It’s time for one standard of service for all professionals providing financial advice.
My reasoning is simple: Most individual investors don’t know there is a difference in standards among different investment professionals, which affects what is recommended for purchase and why.
For all the talk about consumer protection during the passage of the Dodd-Frank financial reform bill last year, this is one area that needs to be cleared up for the sake of the average investor.
The Securities and Exchange Commission prepared a report that showed -- no surprise here -- that most individuals are confused by the various titles and designations used by investment advisers and broker-dealers.
The report, required by Dodd-Frank, concludes there should be one fiduciary standard for anyone providing personalized financial advice. That standard requires a financial adviser to do what’s in the best interest of the client, regardless of the adviser’s own financial interest.
Broker-dealers must also sell products suitable for clients. But because they are exempt from the Investment Advisers Act of 1940, they are allowed to take into account their own financial interests -- specifically, the size of their commission -- when selling a product.
While the SEC still needs to work out some specifics, the recommendation of a single standard is a step in the right direction, experts say. “Consumers shouldn’t have to guess whether the advice they get is in their own best interest, or in the best interest of their adviser,” says Marty Kurtz, president of the Financial Planning Association.
But the recommendation isn’t the end of the opposition to one standard. The SEC must now determine how broker-dealers are to implement the standard, a timeline for compliance and even how the new standard would ultimately be worded.

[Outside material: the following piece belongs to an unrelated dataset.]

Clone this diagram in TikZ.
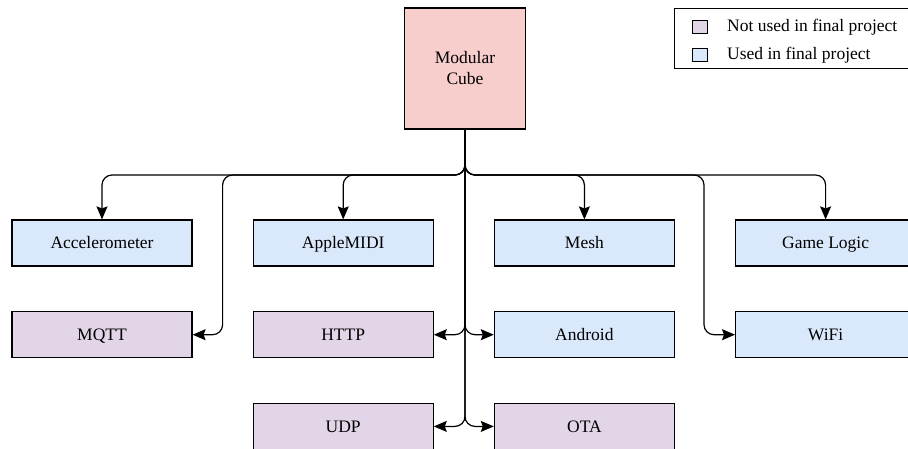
\documentclass[tikz,border=0pt]{standalone}
\usepackage{fontspec}
\setmainfont{Liberation Serif}
\usetikzlibrary{arrows.meta, calc, positioning}

\definecolor{cubered}{HTML}{F8CECC}
\definecolor{usedblue}{HTML}{DAE8FC}
\definecolor{unusedpurple}{HTML}{E1D5E7}

\begin{document}
\begin{tikzpicture}[
    x=1pt, y=-1pt,
    node distance=44.5pt and 60pt,
    font=\fontsize{17.5}{21}\selectfont,
    cube/.style={rectangle, minimum width=121pt, minimum height=121pt, 
                 align=center, draw=black, fill=cubered, line width=1.2pt},
    used/.style={rectangle, minimum width=180pt, minimum height=46pt, 
                 text height=13pt, text depth=1.5pt,
                 text centered, draw=black, fill=usedblue, line width=1.2pt},
    unused/.style={rectangle, minimum width=180pt, minimum height=46pt, 
                   text height=13pt, text depth=1.5pt,
                   text centered, draw=black, fill=unusedpurple, line width=1.2pt},
    swatch/.style={rectangle, minimum width=15pt, minimum height=13pt, 
                   inner sep=0pt, draw=black, line width=1pt},
    arrow/.style={line width=1.2pt, rounded corners=10pt, 
                  -{Stealth[length=13pt, width=11pt, inset=2pt]}}
]
\useasboundingbox (0,0) rectangle (908,448);

\node (cube) [cube] at (465,68.5) {Modular\\Cube};

\node (accel) [used] at (102,243) {Accelerometer};
\node (apple) [used, right=of accel] {AppleMIDI};
\node (mesh) [used, right=of apple] {Mesh};
\node (logic) [used, right=of mesh] {Game Logic};

\node (mqtt) [unused, below=of accel] {MQTT};
\node (http) [unused, below=of apple] {HTTP};
\node (android) [used, below=of mesh] {Android};
\node (wifi) [used, below=of logic] {WiFi};

\node (udp) [unused, below=of http] {UDP};
\node (ota) [unused, below=of android] {OTA};

% legend
\node (legend) [draw=black, line width=1pt, minimum width=241pt, minimum height=60pt, 
                anchor=north west] at (674,8) {};
\node (notusedkey) [swatch, fill=unusedpurple] at (700,27) {};
\node (usedkey) [swatch, fill=usedblue] at (700,55) {};
\node (notusedtext) [right=19pt of notusedkey, inner sep=0pt] {Not used in final project};
\node (usedtext) [right=19pt of usedkey, inner sep=0pt] {Used in final project};

\coordinate (bus) at (465,175);

\draw [arrow] (cube.south) -- (bus) -| (accel.north);
\draw [arrow] (cube.south) -- (bus) -| (apple.north);
\draw [arrow] (cube.south) -- (bus) -| (mesh.north);
\draw [arrow] (cube.south) -- (bus) -| (logic.north);
\draw [arrow] (cube.south) -- (bus) -- ($(mqtt.east |- bus)+(30,0)$) |- (mqtt.east);
\draw [arrow] (cube.south) -- (bus) -- ($(wifi.west |- bus)+(-31,0)$) |- (wifi.west);
\draw [arrow] (cube.south) |- (http.east);
\draw [arrow] (cube.south) |- (android.west);
\draw [arrow] (cube.south) |- (udp.east);
\draw [arrow] (cube.south) |- (ota.west);

\end{tikzpicture}
\end{document}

The commission went out of its way to express its desire that the new standard fit various business models, including commission-based advisers. It argues that consumers should still have access to a variety of “fee structures, account options, and types of advice that investment advisers and broker-dealers provide.”
But opponents of a single fiduciary standard say that broker-dealers who work on commission will ultimately be hurt by the change.

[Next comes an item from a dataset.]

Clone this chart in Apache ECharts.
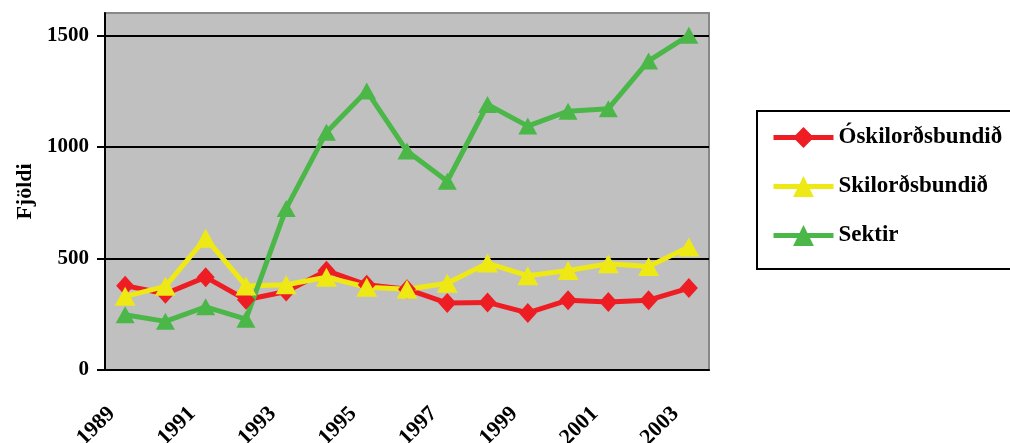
<!DOCTYPE html>
<html>
<head>
<meta charset="utf-8">
<script src="https://cdn.jsdelivr.net/npm/echarts@6/dist/echarts.min.js"></script>
<style>
  html, body { margin: 0; padding: 0; background: #fff; }
  #chart { width: 1010px; height: 443px; }
</style>
</head>
<body>
<div id="chart"></div>
<script>
// ár
const years = ["1989", "1990", "1991", "1992", "1993", "1994", "1995", "1996",
  "1997", "1998", "1999", "2000", "2001", "2002", "2003"];

// fjöldi dóma eftir tegund
const oskilordsbundid = [378, 342, 416, 315, 352, 445, 382, 362, 300, 303, 256, 313, 305, 313, 367];
const skilordsbundid = [330, 375, 591, 377, 382, 416, 371, 362, 389, 479, 422, 446, 476, 464, 551];
const sektir = [248, 218, 283, 228, 724, 1066, 1250, 981, 846, 1190, 1093, 1160, 1171, 1385, 1500];

const yTicks = [0, 500, 1000, 1500];

const font = "'Liberation Serif', 'Times New Roman', serif";

const chart = echarts.init(document.getElementById("chart"));

const makeSeries = (name, data, color, symbol, size) => ({
  name: name,
  type: "line",
  data: data,
  symbol: symbol,
  symbolSize: size,
  showAllSymbol: true,
  lineStyle: { color: color, width: 5 },
  itemStyle: { color: color },
  emphasis: { disabled: true },
});

const option = {
  animation: false,
  textStyle: { fontFamily: font },
  grid: {
    left: 105,
    right: 301,
    top: 13,
    bottom: 73,
    containLabel: false,
    outerBoundsMode: "none",
    show: true,
    backgroundColor: "#C0C0C0",
    borderColor: "#888888",
    borderWidth: 2,
  },
  legend: {
    orient: "vertical",
    left: 757,
    top: 111,
    padding: [15, 30, 22, 14],
    itemWidth: 60,
    itemHeight: 26,
    itemGap: 26,
    borderColor: "#000",
    borderWidth: 2,
    backgroundColor: "#fff",
    lineStyle: { width: 5 },
    textStyle: {
      fontFamily: font,
      fontWeight: "bold",
      fontSize: 23,
      color: "#000",
    },
    data: ["Óskilorðsbundið", "Skilorðsbundið", "Sektir"],
  },
  xAxis: {
    type: "category",
    data: years,
    boundaryGap: true,
    axisLine: { lineStyle: { color: "#000", width: 2 } },
    axisTick: { interval: 0, length: 8, lineStyle: { color: "#000", width: 2 } },
    axisLabel: {
      interval: 1,
      rotate: 45,
      margin: 27,
      padding: [0, 19, 0, 0],
      fontFamily: font,
      fontWeight: "bold",
      fontSize: 22,
      color: "#000",
    },
    splitLine: { show: false },
  },
  yAxis: {
    type: "value",
    min: 0,
    max: 1600,
    interval: 500,
    name: "Fjöldi",
    nameLocation: "middle",
    nameGap: 67,
    nameTextStyle: {
      fontFamily: font,
      fontWeight: "bold",
      fontSize: 22,
      color: "#000",
    },
    axisLine: { show: true, lineStyle: { color: "#000", width: 2 } },
    axisTick: {
      show: true,
      length: 8,
      customValues: yTicks,
      lineStyle: { color: "#000", width: 2 },
    },
    axisLabel: {
      customValues: yTicks,
      formatter: (v) => String(v),
      margin: 16,
      fontFamily: font,
      fontWeight: "bold",
      fontSize: 21,
      color: "#000",
    },
    splitLine: {
      show: true,
      lineStyle: { color: ["#000", "#000", "#000", "#000", "#888888"], width: 2 },
    },
  },
  series: [
    makeSeries("Óskilorðsbundið", oskilordsbundid, "#EE1D24", "diamond", [18, 20]),
    makeSeries("Skilorðsbundið", skilordsbundid, "#EEE815", "triangle", [21, 19]),
    makeSeries("Sektir", sektir, "#4BB748", "triangle", [19, 17]),
  ],
};

chart.setOption(option);
</script>
</body>
</html>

The additional costs and increased potential for liability could drive some professionals out of the market, says Terry Headley, president of the National Association of Insurance and Financial Advisors. That, he notes, “could result in middle- and lower-market investors having less access to the account services and investment advice that are currently being delivered by registered representatives of broker-dealers.”
The recommendation was also met with resistance from the two Republican SEC commissioners, Kathleen Casey and Troy Paredes. In a written rebuttal of the study, they question whether investors’ confusion actually causes them to be “systemically harmed or disadvantaged.”
This will undoubtedly cause newly elected Republican lawmakers to take a closer look at the recommendation. And Democrats may want to weigh in on the matter in light of President Obama’s recent pledge to do away with regulations that prove burdensome to businesses.
But SEC Chairwoman Mary Schapiro has long advocated for a single standard. Currently, the SEC has the authority to implement the new standard, thanks to Dodd-Frank, and the majority votes to set the new standard in motion.
The commission should take extra caution when hammering out essential details, including how to preserve a commission-style business model, a timeline for broker-dealers to comply and the official language of one standard of care.
But it shouldn’t back off adopting the uniform standard.